On a sunny day in Zurich the two of us visited an other exciting museum called the Kunsthaus. It was there that my mother who walked out of exposition room with oily and wet fingers. ‘Mum, come on there was a sign that said you could not touch the stones called ‘olive stone'.’ ‘Hey, I wanted to check if that stone was really covered in olive oil.’, was her pregmatic response. ‘And?’, I asked her. ‘Not as good as the one I cook with.’, was her reply while she had her iconic pokerface on. ‘Do you have any tissues?’, she then asked. 'No, I don't', was my dry reply and I then pointed at a sign to the toilets and she walked passed me while not showing any remorse.
Ladies and gentlemen everything that I know about art is something that I have been reading or did pick up while listening to others talking about the art they loved or studied. It were my parents and some amazing passionate art historian professors who have been pumping so much info and historical facts into my mind. It are those people who walk along my side when I am in a museum. Any museum…and most of the time I try to keep my mind very open and my senses are fully activated because there might be gems hiding in the darker and less crowded spots of these places.
Nope…Stallie has so far in her life never taken a selfie in a museum and is not planning to pose next to any artwork. I let the art rather speak for itself and try to push out all he other distractions and events taking place around me. I want to suck up as much of what the artists did intend and will go back to my center where I will try to calm down and just let the beauty in…it might come in gentle waves or rather be tsunami like.
For those who think that they can catch with a phone those precious moments that they are granted access to art and creativity I have got bad news for you. Unless you decide to create a very nice photo album with one of these amazing photo album apps and if you have taken the time to really look and use your senses. That moment you were there standing is a unique moment…it can not even be caught on camera. The light, the sounds, the smell and foremost the overall vibes that the art itself will try to resonate are never ever the same.
That many of us try to capture that specific moment on is in a way a rather an attempt to cloone that unique moment. It is already gone by the time you press on your button of your camera and all that is left of is a specific memory but if you have not taken enough time to really connect then the picture will never reflect that moment...ever...believe me. That is not how art works...any art....even most professional photographers will agree with me. Some of them have to wait for decades before they can capture that one picture they were aiming for and dreaming of...they live through it...they sense it...and that particular sensation you can't copy with your camera...
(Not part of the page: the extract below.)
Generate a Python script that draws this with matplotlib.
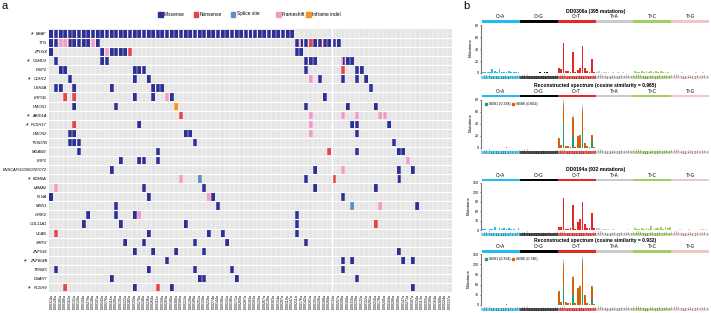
import matplotlib
matplotlib.use("Agg")
import matplotlib.pyplot as plt
from matplotlib.patches import Rectangle
import numpy as np

plt.rcParams['font.family'] = ['Liberation Sans', 'DejaVu Sans']

# ---------------- panel a data ----------------
GENES = ["BRAF", "TTN", "ZFHX4", "CSMD3", "FSIP2", "CDH12", "USH2A", "LRP1B",
         "HMCN1", "ARID1A", "PCDH17", "HMCN2", "THSD7B", "MGAM2", "LRP2",
         "ENSCAFG00000007072", "KDM6A", "LAMA2", "FLNA", "MDN1", "GRIK2",
         "COL11A1", "VCAN", "XIRP2", "ZNF536", "ZNF804B", "TENM3", "DNAH7", "PCDH9"]
STARRED = ["BRAF", "CSMD3", "CDH12", "ARID1A", "PCDH17", "KDM6A", "ZNF804B", "PCDH9"]
N_SAMPLES = 87
SAMPLES = ["DD%04da" % n for n in
           [314, 126, 185, 306, 162, 131, 120, 194, 279, 148, 101, 243, 276, 116, 205,
            135, 222, 282, 159, 170, 240, 236, 264, 111, 150, 293, 180, 300, 166, 213,
            128, 189, 251, 158, 218, 274, 144, 106, 232, 196, 171, 260, 287, 183, 203,
            229, 267, 139, 303, 154, 297, 119, 247, 211, 176, 142, 261, 191, 226, 108,
            284, 133, 257, 200, 168, 310, 239, 122, 152, 281, 216, 178, 245, 104, 290,
            209, 147, 271, 187, 234, 113, 255, 199, 164, 308, 224, 137]]

MISSENSE = {
    "BRAF": list(range(0, 53)),
    "TTN": [0, 1, 5, 6, 7, 8, 10, 53, 55, 57, 58, 60, 61, 62],
    "ZFHX4": [0, 11, 13, 14, 15, 16, 53, 54],
    "CSMD3": [1, 11, 12, 55, 56, 57, 64, 65],
    "FSIP2": [2, 3, 18, 19, 20, 55, 66, 67],
    "CDH12": [4, 18, 21, 58, 63, 66, 68],
    "USH2A": [1, 2, 5, 13, 22, 23, 24, 69],
    "LRP1B": [18, 22, 26, 59],
    "HMCN1": [5, 14, 55, 64, 70],
    "PCDH17": [19, 65, 66, 73],
    "HMCN2": [4, 5, 29, 30, 66],
    "THSD7B": [4, 5, 6, 31, 74],
    "MGAM2": [6, 23, 66, 75, 76],
    "LRP2": [15, 19, 20, 23],
    "ENSCAFG00000007072": [13, 57, 75, 78],
    "KDM6A": [55],
    "LAMA2": [20, 33, 57, 70],
    "FLNA": [0, 21, 35, 63],
    "MDN1": [14, 36, 79],
    "GRIK2": [8, 14, 18, 53],
    "COL11A1": [7, 15, 29, 53],
    "VCAN": [21, 34, 37, 53],
    "XIRP2": [16, 20, 31, 38, 55],
    "ZNF536": [18, 22, 27, 33, 75],
    "ZNF804B": [25, 63, 65, 76, 78],
    "TENM3": [1, 21, 31, 39, 63],
    "DNAH7": [13, 32, 33, 40, 66],
    "PCDH9": [18, 26, 78],
}
NONSENSE = {"TTN": [56], "ZFHX4": [17], "FSIP2": [63], "LRP1B": [3, 5], "ARID1A": [28],
            "PCDH17": [5], "MGAM2": [60], "KDM6A": [61], "COL11A1": [70], "VCAN": [1],
            "PCDH9": [3, 23]}
SPLICE = {"KDM6A": [32], "MDN1": [65]}
FRAMESHIFT = {"TTN": [2, 3, 9], "ZFHX4": [12], "CDH12": [56], "LRP1B": [25],
              "ARID1A": [56, 63, 66, 71, 72], "PCDH17": [56], "HMCN2": [56], "LRP2": [77],
              "ENSCAFG00000007072": [63], "KDM6A": [28], "LAMA2": [1], "FLNA": [34],
              "MDN1": [71], "GRIK2": [19]}
INFRAME = {"HMCN1": [27]}
# cells hit twice: (gene, sample, first type, second type)
MULTI_HIT = [("TTN", 4, "Nonsense", "Missense"), ("TTN", 54, "Frameshift", "Missense"),
             ("TTN", 59, "Nonsense", "Missense"), ("CSMD3", 63, "Frameshift", "Missense"),
             ("KDM6A", 75, "Frameshift", "Missense")]

MUT_TYPES = ["Missense", "Nonsense", "Splice site", "Frameshift", "Inframe indel"]
MUT_COLORS = {"Missense": "#2c2f94", "Nonsense": "#e5444b", "Splice site": "#5b8fc4",
              "Frameshift": "#f29bc9", "Inframe indel": "#f7931e"}

# ---------------- panel b data ----------------
SUBS = ["C>A", "C>G", "C>T", "T>A", "T>C", "T>G"]
SUB_COLORS = ["#1ebff0", "#050708", "#e62725", "#cbcacb", "#a1cf64", "#edc8c5"]

DD0306A = [2, 1, 1, 1, 6, 4, 1, 7, 2, 2, 1, 3, 1, 1, 1, 1,
           0, 0, 0, 0, 0, 0, 0, 0, 1, 0, 1, 1, 0, 0, 0, 0,
           9, 6, 51, 3, 3, 2, 36, 2, 5, 8, 45, 9, 3, 2, 23, 2,
           1, 3, 1, 1, 1, 1, 0, 1, 0, 1, 0, 1, 0, 0, 0, 0,
           3, 1, 2, 3, 1, 3, 1, 3, 1, 3, 1, 3, 1, 1, 1, 0,
           0, 0, 0, 0, 1, 0, 0, 0, 0, 0, 1, 0, 0, 1, 0, 0]
RECON1_SBS1 = [0] * 32 + [1, 0, 42, 0, 1, 0, 22, 0, 0, 1, 25, 0, 0, 0, 11, 0] + [0] * 48
RECON1_SBS6 = [0, 0, 0, 0, 0, 0, 0, 0, 0, 0, 1, 0, 0, 0, 0, 0,
               0, 0, 0, 0, 0, 0, 0, 0, 0, 0, 0, 0, 0, 0, 0, 0,
               15, 5, 33, 3, 2, 2, 30, 2, 20, 21, 42, 9, 3, 2, 10, 2,
               0, 0, 0, 0, 0, 0, 0, 0, 0, 0, 0, 0, 0, 0, 0, 0,
               0, 0, 0, 0, 0, 0, 0, 0, 0, 0, 0, 0, 0, 0, 0, 0,
               0, 0, 0, 0, 0, 0, 0, 0, 0, 0, 0, 0, 0, 0, 0, 0]
DD0194A = [3, 3, 1, 3, 4, 10, 1, 6, 2, 5, 2, 7, 3, 3, 1, 5,
           0, 0, 0, 0, 0, 1, 0, 0, 0, 1, 0, 1, 0, 0, 0, 0,
           10, 10, 100, 4, 4, 6, 78, 3, 25, 36, 88, 20, 6, 5, 55, 5,
           6, 6, 2, 3, 2, 2, 1, 2, 1, 1, 1, 1, 1, 2, 1, 1,
           7, 2, 4, 6, 3, 5, 4, 12, 3, 7, 5, 8, 4, 8, 5, 11,
           1, 1, 1, 2, 1, 1, 1, 3, 1, 1, 1, 1, 2, 4, 3, 1]
RECON2_SBS1 = [0] * 32 + [2, 0, 55, 0, 1, 0, 30, 0, 0, 1, 35, 0, 0, 0, 16, 0] + [0] * 48
RECON2_SBS6 = [0, 0, 0, 0, 0, 0, 0, 0, 0, 0, 3, 0, 0, 0, 0, 0,
               0, 0, 0, 0, 0, 0, 0, 0, 0, 0, 0, 0, 0, 0, 0, 0,
               40, 10, 70, 8, 5, 5, 52, 5, 50, 55, 100, 30, 5, 4, 40, 4,
               0, 0, 0, 0, 0, 0, 0, 0, 0, 0, 0, 0, 0, 0, 0, 0,
               0, 0, 0, 0, 0, 0, 0, 0, 0, 0, 0, 0, 0, 0, 0, 0,
               0, 0, 0, 0, 0, 0, 0, 0, 0, 0, 0, 0, 0, 0, 0, 0]


def contexts():
    labels = []
    for sub in SUBS:
        for five in "ACGT":
            for three in "ACGT":
                labels.append(five + sub[0] + three)
    return labels


def draw_oncoprint(fig):
    ax = fig.add_axes([49 / 711, 21 / 313, 403 / 711, 263 / 313])
    ax.set_facecolor("#e5e5e5")
    ax.set_xlim(0, N_SAMPLES)
    ax.set_ylim(len(GENES), 0)
    for x in range(1, N_SAMPLES):
        ax.axvline(x, color="white", lw=0.35)
    for y in range(1, len(GENES)):
        ax.axhline(y, color="white", lw=0.8)
    ax.axvline(61, color="white", lw=1.0)

    tables = {"Missense": MISSENSE, "Nonsense": NONSENSE, "Splice site": SPLICE,
              "Frameshift": FRAMESHIFT, "Inframe indel": INFRAME}
    w, h = 0.86, 0.88
    for mtype, table in tables.items():
        for gene, cols in table.items():
            r = GENES.index(gene)
            for c in cols:
                ax.add_patch(Rectangle((c + (1 - w) / 2, r + (1 - h) / 2), w, h,
                                       color=MUT_COLORS[mtype], lw=0))
    for gene, c, t1, t2 in MULTI_HIT:
        r = GENES.index(gene)
        ax.add_patch(Rectangle((c + (1 - w) / 2, r + (1 - h) / 2), w, h,
                               color=MUT_COLORS[t2], lw=0))
        ax.add_patch(Rectangle((c + (1 - w) / 2, r + (1 - h) / 2), w * 0.4, h,
                               color=MUT_COLORS[t1], lw=0))

    ax.set_yticks(np.arange(len(GENES)) + 0.5)
    ax.set_yticklabels(GENES, fontsize=2.9, style="italic")
    ax.set_xticks(np.arange(N_SAMPLES) + 0.5)
    ax.set_xticklabels(SAMPLES, fontsize=2.6, rotation=90)
    ax.tick_params(length=0, pad=1.5)
    for s in ax.spines.values():
        s.set_visible(False)

    # asterisks for starred genes
    fig.canvas.draw()
    rend = fig.canvas.get_renderer()
    inv = fig.transFigure.inverted()
    for lab, g in zip(ax.get_yticklabels(), GENES):
        if g in STARRED:
            bb = lab.get_window_extent(rend)
            x0, y0 = inv.transform((bb.x0 - 3, (bb.y0 + bb.y1) / 2 - 1))
            fig.text(x0, y0, "*", fontsize=5, ha="right", va="center")

    # legend
    lx = [158, 194, 231, 276, 306]
    for x, mtype in zip(lx, MUT_TYPES):
        fig.patches.append(Rectangle((x / 711, 1 - 16.5 / 313), 4.5 / 711, 5 / 313,
                                     transform=fig.transFigure, color=MUT_COLORS[mtype]))
        fig.text((x + 6) / 711, 1 - 14 / 313, mtype, fontsize=3.5, va="center")
    fig.text(2 / 711, 1 - 6 / 313, "a", fontsize=8, va="center")


def draw_spectrum(fig, top, bottom, title, parts, colors, ticks, ylim, legend=None):
    ax = fig.add_axes([481 / 711, 1 - bottom / 313, 229 / 711, (bottom - top) / 313])
    x = np.arange(96)
    base = np.zeros(96)
    sub_cols = np.repeat(SUB_COLORS, 16)
    for vals, col in zip(parts, colors):
        vals = np.array(vals, dtype=float)
        c = sub_cols if col is None else col
        ax.bar(x, vals, bottom=base, width=0.75, color=c, lw=0)
        base = base + vals
    if len(parts) > 1:
        ax.errorbar(x[base > 0], base[base > 0], yerr=base[base > 0] * 0.08, fmt="none",
                    ecolor="#aaaaaa", elinewidth=0.4, capsize=0)
    ax.set_xlim(-0.8, 95.8)
    ax.set_ylim(0, ylim)
    ax.set_yticks(ticks)
    ax.set_yticklabels([str(t) for t in ticks], fontsize=2.6)
    ax.tick_params(axis="y", length=1, width=0.4, pad=0.8)
    ax.set_ylabel("Mutations", fontsize=3.2, labelpad=1.5)
    ax.set_xticks(x)
    ax.set_xticklabels(contexts(), fontsize=1.4, rotation=90)
    ax.tick_params(axis="x", length=0, pad=0.5)
    for s in ["top", "right", "bottom"]:
        ax.spines[s].set_visible(False)
    ax.spines["left"].set_color("#777777")
    ax.spines["left"].set_linewidth(0.8)
    ax.spines["left"].set_bounds(0, ticks[-1])
    tr = ax.get_xaxis_transform()
    for i, (sub, col) in enumerate(zip(SUBS, SUB_COLORS)):
        ax.add_patch(Rectangle((i * 16 - 0.5, 1.0), 16, 0.05, transform=tr, color=col,
                               clip_on=False, lw=0))
        ax.text(i * 16 + 7.5, 1.12, sub, transform=tr, fontsize=3.3, ha="center",
                va="center")
        ax.add_patch(Rectangle((i * 16 - 0.5, -0.12), 16, 0.06, transform=tr, color=col,
                               clip_on=False, lw=0, alpha=0.7))
    ax.text(0.5, 1.23, title, transform=ax.transAxes, fontsize=3.6, ha="center",
            va="center", fontweight="bold")
    if legend:
        for j, (lab, col) in enumerate(legend):
            ax.plot([0.02 + j * 0.12], [0.88], "s", ms=1.6, color=col, transform=ax.transAxes)
            ax.text(0.035 + j * 0.12, 0.88, lab, fontsize=2.6, transform=ax.transAxes,
                    va="center")
    return ax


def main():
    fig = plt.figure(figsize=(7.11, 3.13), dpi=100)
    draw_oncoprint(fig)
    teal, orange = "#1b9e77", "#d95f02"
    draw_spectrum(fig, 23, 73, "DD0306a (395 mutations)", [DD0306A], [None],
                  [0, 20, 40, 60, 80], 84)
    draw_spectrum(fig, 97.5, 148, "Reconstructed spectrum (cosine similarity = 0.965)",
                  [RECON1_SBS1, RECON1_SBS6], [teal, orange], [0, 20, 40, 60, 80], 84,
                  legend=[("SBS1 (0.338)", teal), ("SBS6 (0.662)", orange)])
    draw_spectrum(fig, 181, 230, "DD0194a (932 mutations)", [DD0194A], [None],
                  [0, 30, 60, 90, 120, 150], 155)
    draw_spectrum(fig, 252.5, 305, "Reconstructed spectrum (cosine similarity = 0.932)",
                  [RECON2_SBS1, RECON2_SBS6], [teal, orange], [0, 30, 60, 90, 120, 150], 155,
                  legend=[("SBS1 (0.254)", teal), ("SBS6 (0.746)", orange)])
    fig.text(463 / 711, 1 - 6 / 313, "b", fontsize=8, va="center")
    fig.savefig("out.png", dpi=100)


if __name__ == "__main__":
    main()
My mother is the living proof that art needs to be lived. Nope…this exceptional cool and unique mother of mine will never takes pictures in museums and will rather prefer to buy a postcard in the souvenir shop that she might even mail me or my sister. And no, it might not be the hot shot of the museum she will pick out, rather the one work that everybody seems to ignore or rather has been standing towards with their back while checking if the pics they took were not blurry or have nobody other then themselves in it. Sorry you lot out there with phones polluting the view of others…you are missing out on a lot more than that one perfect picture. But who am I to tell you that…art speaks for itself…ask my mother she knows best and still uses the best olive oil there is in order to cook her delicious dishes.